California-based Rob Smith of Manhattan Sierra Entertainment says he was no huge country fan when he launched “America’s New Country” two years ago-just before Garth Brooks hit national stardom and Soundscan started showing just how popular country music really was. Soundscan is a computerized system that keeps track of every CD or cassette sold over the counter at participating stores.
Smith points out that even now, with country music booming at unprecedented sales rates, TV shows still have to appeal to a lot more country non-fans than fans.
“Where I live, around Sacramento, there are four country music radio stations that all together have a 25 or 30 share of the market,” he says. “That sounds big, but it means 70 or 75 percent of the listeners out there still aren’t into it.”
To try to interest such viewers as well, Smith and Manhattan Sierra “decided we wanted to look at country with a little bit different point of view: that you don’t have to drive a pickup truck to listen to it.”

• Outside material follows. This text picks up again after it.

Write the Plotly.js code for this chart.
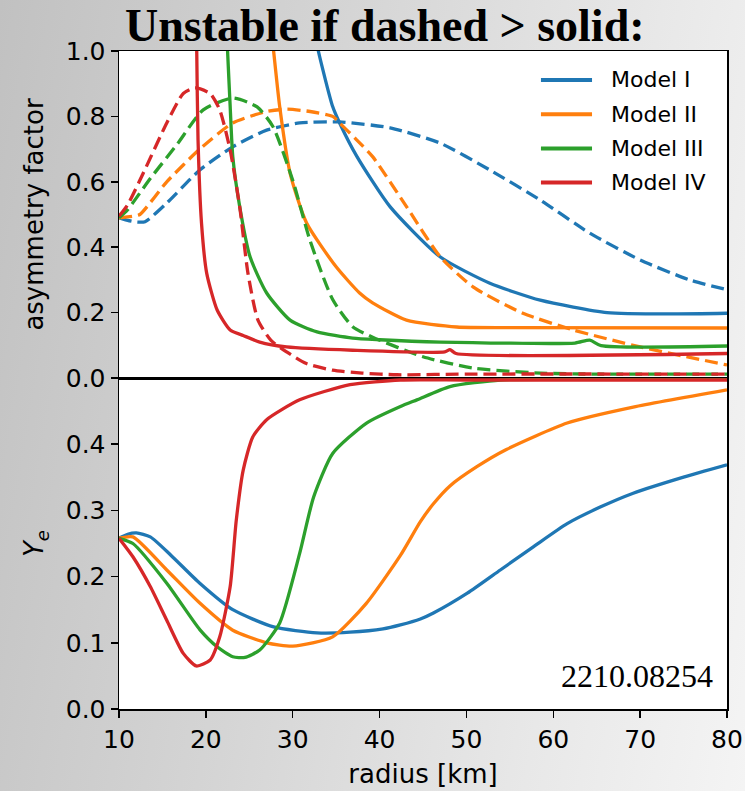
<!DOCTYPE html>
<html>
<head>
<meta charset="utf-8">
<script src="https://cdn.plot.ly/plotly-3.0.1.min.js"></script>
<style>
  html, body { margin: 0; padding: 0; }
  body { width: 745px; height: 791px; overflow: hidden;
         background: linear-gradient(100deg, #c1c1c1 0%, #d5d5d5 40%, #e8e8e8 75%, #f4f4f4 100%); }
  #chart { width: 745px; height: 791px; }
</style>
</head>
<body>
<div id="chart"></div>
<script>
// ---------------- data ----------------
const models = ["Model I", "Model II", "Model III", "Model IV"];
const colors = ["#1f77b4", "#ff7f0e", "#2ca02c", "#d62728"];

// asymmetry factor, solid lines
const r_solid_I   = [32.4, 32.95, 34.6, 35.4, 37.4, 41.2, 47, 52.7, 58.5, 66.2, 73.8, 80];
const a_solid_I   = [1.08, 1.0, 0.83, 0.78, 0.677, 0.524, 0.37, 0.29, 0.238, 0.20, 0.196, 0.198];
const r_solid_II  = [27.4, 27.8, 28.5, 29.7, 31.6, 35.0, 37.7, 39.2, 43.1, 48.9, 55, 80];
const a_solid_II  = [1.1, 1.0, 0.83, 0.626, 0.474, 0.34, 0.26, 0.23, 0.177, 0.156, 0.154, 0.153];
const r_solid_III = [22.35, 22.5, 22.8, 23.1, 23.9, 25.1, 27.0, 29.7, 32.8, 36.9, 40, 47, 62.5, 64.2, 65.5, 80];
const a_solid_III = [1.1, 1.0, 0.83, 0.677, 0.524, 0.37, 0.26, 0.177, 0.141, 0.122, 0.117, 0.11, 0.107, 0.116, 0.099, 0.098];
const r_solid_IV  = [18.9, 18.95, 19.1, 19.5, 20.1, 21.3, 22.8, 24.3, 26.2, 29.3, 36.9, 47.5, 48.1, 48.8, 80];
const a_solid_IV  = [1.1, 1.0, 0.728, 0.474, 0.32, 0.208, 0.147, 0.13, 0.11, 0.095, 0.085, 0.08, 0.087, 0.075, 0.075];

// asymmetry factor, dashed lines
const r_dash_I   = [10, 11, 12, 13, 15.5, 19.3, 23.1, 27, 30.8, 35.4, 41.2, 47, 52.7, 58.5, 64.2, 70, 75.7, 80];
const a_dash_I   = [0.49, 0.482, 0.477, 0.478, 0.535, 0.636, 0.707, 0.758, 0.78, 0.783, 0.765, 0.718, 0.636, 0.544, 0.443, 0.361, 0.30, 0.27];
const r_dash_II  = [10, 11.6, 12.4, 15.5, 19.3, 23.1, 27, 29.3, 32, 34.6, 35.4, 37.3, 39.2, 43.1, 47, 50.8, 56.5, 62.3, 70, 80];
const a_dash_II  = [0.49, 0.495, 0.50, 0.60, 0.70, 0.78, 0.815, 0.822, 0.815, 0.80, 0.78, 0.73, 0.677, 0.524, 0.37, 0.278, 0.198, 0.147, 0.095, 0.04];
const r_dash_III = [10, 11, 13.6, 16.7, 19.7, 23.1, 25.9, 27.7, 30, 32, 34.6, 36.9, 39.2, 45, 50.8, 58.5, 65, 80];
const a_dash_III = [0.49, 0.515, 0.61, 0.715, 0.82, 0.856, 0.829, 0.77, 0.605, 0.42, 0.24, 0.157, 0.125, 0.065, 0.03, 0.015, 0.012, 0.012];
const r_dash_IV  = [10, 11, 12.8, 15.5, 17.4, 18.75, 20.5, 21.6, 22.8, 23.9, 24.85, 26, 27.5, 29.3, 31.5, 34.6, 38, 42, 50, 80];
const a_dash_IV  = [0.495, 0.53, 0.627, 0.78, 0.87, 0.887, 0.87, 0.82, 0.697, 0.523, 0.32, 0.177, 0.115, 0.08, 0.045, 0.024, 0.015, 0.01, 0.012, 0.012];

// electron fraction Ye
const r_ye_I   = [10, 11, 12, 13.6, 16, 19.3, 23.1, 27.8, 32.8, 36.6, 40.4, 42.4, 44.7, 46.2, 50.1, 53.9, 57.7, 61.6, 65.4, 69.2, 74.9, 80];
const ye_I     = [0.258, 0.264, 0.266, 0.26, 0.232, 0.19, 0.15, 0.124, 0.115, 0.116, 0.121, 0.127, 0.136, 0.145, 0.175, 0.21, 0.245, 0.28, 0.305, 0.326, 0.35, 0.369];
const r_ye_II  = [10, 11.6, 15.5, 19.3, 23.1, 27, 30, 34.6, 38.5, 42.4, 44.7, 46.2, 48.1, 51.2, 54.6, 61.6, 69.2, 80];
const ye_II    = [0.258, 0.26, 0.21, 0.16, 0.119, 0.10, 0.095, 0.109, 0.16, 0.232, 0.283, 0.31, 0.337, 0.366, 0.392, 0.432, 0.456, 0.482];
const r_ye_III = [10, 11.6, 15.5, 19.3, 21.3, 23.1, 24.5, 26.2, 28.5, 30.8, 32.4, 34.6, 38.5, 42.4, 44.3, 48.1, 53.9, 60, 80];
const ye_III   = [0.258, 0.25, 0.19, 0.12, 0.094, 0.079, 0.078, 0.089, 0.13, 0.235, 0.32, 0.386, 0.432, 0.457, 0.467, 0.487, 0.497, 0.498, 0.498];
const r_ye_IV  = [10, 11.6, 13.6, 15.5, 17.4, 18.9, 20.5, 21.6, 22.8, 23.5, 24.3, 25.4, 27, 30.8, 36.6, 42.4, 50, 80];
const ye_IV    = [0.258, 0.23, 0.185, 0.134, 0.084, 0.065, 0.074, 0.109, 0.185, 0.285, 0.361, 0.411, 0.437, 0.467, 0.49, 0.497, 0.497, 0.497];

const titleText = "Unstable if dashed > solid:";
const yTitleTop = "asymmetry factor";
const yTitleBottom = "<i>Y</i><sub><i>e</i></sub>";
const xTitle = "radius [km]";
const stamp = "2210.08254";

// ---------------- build ----------------
const solidR = [r_solid_I, r_solid_II, r_solid_III, r_solid_IV];
const solidA = [a_solid_I, a_solid_II, a_solid_III, a_solid_IV];
const dashR  = [r_dash_I, r_dash_II, r_dash_III, r_dash_IV];
const dashA  = [a_dash_I, a_dash_II, a_dash_III, a_dash_IV];
const yeR    = [r_ye_I, r_ye_II, r_ye_III, r_ye_IV];
const yeV    = [ye_I, ye_II, ye_III, ye_IV];

const LW = 3.3;
const traces = [];
for (let i = 0; i < 4; i++) {
  traces.push({x: solidR[i], y: solidA[i], xaxis: 'x', yaxis: 'y', mode: 'lines', name: models[i],
    line: {color: colors[i], width: LW, shape: 'spline', smoothing: 0.6}, showlegend: false, hoverinfo: 'skip'});
  traces.push({x: dashR[i], y: dashA[i], xaxis: 'x', yaxis: 'y', mode: 'lines', name: models[i] + ' dashed',
    line: {color: colors[i], width: LW, dash: '13px,6px', shape: 'spline', smoothing: 0.6}, showlegend: false, hoverinfo: 'skip'});
  traces.push({x: yeR[i], y: yeV[i], xaxis: 'x2', yaxis: 'y2', mode: 'lines', name: models[i] + ' Ye',
    line: {color: colors[i], width: LW, shape: 'spline', smoothing: 0.6}, showlegend: false, hoverinfo: 'skip'});
}

const tickFont = {family: 'DejaVu Sans', size: 25, color: '#000'};
const titleFont = {family: 'DejaVu Sans', size: 26, color: '#000'};
const split = 0.503;

// manual legend (paper coordinates of the plot area)
const shapes = [];
const annotations = [];
const legTop = 0.956, legStep = 0.052;
models.forEach((m, i) => {
  const yy = legTop - i * legStep;
  shapes.push({type: 'line', xref: 'paper', yref: 'paper', x0: 0.694, x1: 0.778, y0: yy, y1: yy,
    line: {color: colors[i], width: 4}});
  annotations.push({xref: 'paper', yref: 'paper', x: 0.806, y: yy, xanchor: 'left', yanchor: 'middle',
    text: m, showarrow: false, font: {family: 'DejaVu Sans', size: 22, color: '#000'}});
});
annotations.push({xref: 'paper', yref: 'paper', x: 0.4367, y: 1.038, xanchor: 'center', yanchor: 'middle',
  text: '<b>' + titleText.replace('>', '&gt;') + '</b>', showarrow: false,
  font: {family: 'Liberation Serif', size: 46, color: '#000'}});
annotations.push({xref: 'paper', yref: 'paper', x: 0.98, y: 0.05, xanchor: 'right', yanchor: 'middle',
  text: stamp, showarrow: false, font: {family: 'Liberation Serif', size: 32, color: '#000'}});

const layout = {
  width: 745, height: 791,
  margin: {l: 119, r: 18, t: 51, b: 82, pad: 0},
  paper_bgcolor: 'rgba(0,0,0,0)',
  plot_bgcolor: '#ffffff',
  showlegend: false,
  xaxis: {domain: [0, 1], anchor: 'y', range: [10, 80], showticklabels: false, ticks: '',
    showline: true, mirror: true, linecolor: '#000', linewidth: 1.5, showgrid: false, zeroline: false},
  yaxis: {domain: [split, 1], anchor: 'x', range: [0, 1], dtick: 0.2, tick0: 0, tickformat: '.1f',
    ticks: 'outside', ticklen: 7, tickwidth: 1.5, tickcolor: '#000', tickfont: tickFont,
    showline: true, mirror: true, linecolor: '#000', linewidth: 1.5, showgrid: false, zeroline: false,
    title: {text: yTitleTop, font: titleFont, standoff: 14}},
  xaxis2: {domain: [0, 1], anchor: 'y2', range: [10, 80], dtick: 10, tick0: 10,
    ticks: 'outside', ticklen: 7, tickwidth: 1.5, tickcolor: '#000', tickfont: tickFont,
    showline: true, mirror: true, linecolor: '#000', linewidth: 1.5, showgrid: false, zeroline: false,
    title: {text: xTitle, font: titleFont, standoff: 12}},
  yaxis2: {domain: [0, split], anchor: 'x2', range: [0, 0.5], tickvals: [0, 0.1, 0.2, 0.3, 0.4], tickformat: '.1f',
    ticks: 'outside', ticklen: 7, tickwidth: 1.5, tickcolor: '#000', tickfont: tickFont,
    showline: true, mirror: true, linecolor: '#000', linewidth: 1.5, showgrid: false, zeroline: false,
    title: {text: yTitleBottom, font: titleFont, standoff: 14}},
  shapes: shapes,
  annotations: annotations
};

Plotly.newPlot('chart', traces, layout, {staticPlot: true, displayModeBar: false});
</script>
</body>
</html>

Smith, Owens and Peter Kimball of Home Team all say that the diminution of “Hee Haw” in the national syndication picture has been a boon to their own efforts, opening up programming niches at some stations that aren’t eager to continue running a show that has passed out of production.
The difficulty of syndicated country production, however, is illustrated by the fact that Kimball has been trying for eight years to commercially launch his “Nashville Skyline” and just this year finally acquired the financial backing to produce 13 shows. His hope, he says, is to get the series on 100 or more stations in September.
“The void created by `Hee Haw’ is helping, along with the fact that country is so hot,” he says.
Not everything country works everywhere. An example is “Hee Haw,” which will run on the Nashville Network in the fall as reruns. Industry sources say the show remains hotly popular with viewers aged 50-plus, but is attracting no one younger. Last summer, NBC broadcast Dick Clark Productions’ “Hot Country Nights” series, featuring Nashville’s new country talent, and found it couldn’t garner sufficient viewership to stay on.
So . . . how permanent is the current rush?
“TV is all mimicry,” Rob Smith says. “When we started `America’s New Country,’ a lot of people laughed at us, and now half of them are making attempts at doing it. If it works, it works. If it doesn’t, they’ll all rush to something else.”